Bans are 'misplaced'
Charles Haynes, senior scholar at the First Amendment Center in Arlington, Va., says that such bans are "rare" and "misplaced."
Court decisions, Haynes says, permit public school students to study religion and to perform religious music as part of the curriculum, provided that religious practices are not endorsed.
Whitehead says that overly cautious approaches to mentioning Christ in Christmas celebrations has meant that "in the name of offending no one, you now have high school kids who can't play music that's part of the culture, and store clerks who are afraid to say, 'Merry Christmas.' It takes a joyous and merry day and just makes it blah."

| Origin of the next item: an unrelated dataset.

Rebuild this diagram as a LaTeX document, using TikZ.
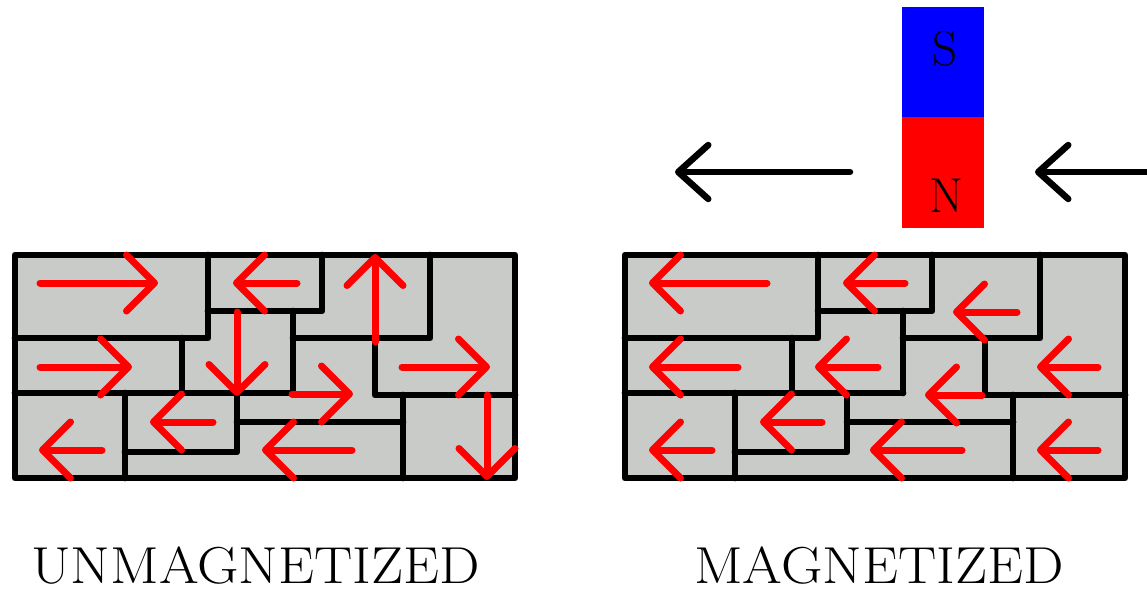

Sandra Snowden agrees. According to papers she filed in a federal lawsuit, the resident of Bay Harbor Islands, Fla., was "offended" that the town allowed a menorah, but not a Nativity scene, to be placed along a public causeway.
When she protested, court papers say, town leaders countered that the menorah, which commemorates the rededication of the Temple in Jerusalem after a Jewish military victory in 165 B.C., was a secular symbol of freedom.
Before a federal judge ruled in her favor, Snowden rejected the town's offer to install a Christmas tree rather than a Nativity scene, which the town officials had called "divisive."
Those seeking to put more Christ into Christmas have had other successes.
In Mustang, Okla. on Dec. 14, parents incensed that a Nativity sequence had been dropped from a school holiday program organized to help defeat an $11 million school bond referendum.
And in Washington state, cake maker Julie West is claiming a small victory.
Although her son's teacher expressed some misgivings, West served slices of her "Happy Birthday Jesus" cake to 20 first-graders and about five other parents. No one complained, she says.
"I had gotten a legal opinion from the Rutherford Institute saying I was within my rights before I brought the cake to school," West says. "That's Christmas this year, I guess: candy cane frosting and a legal opinion."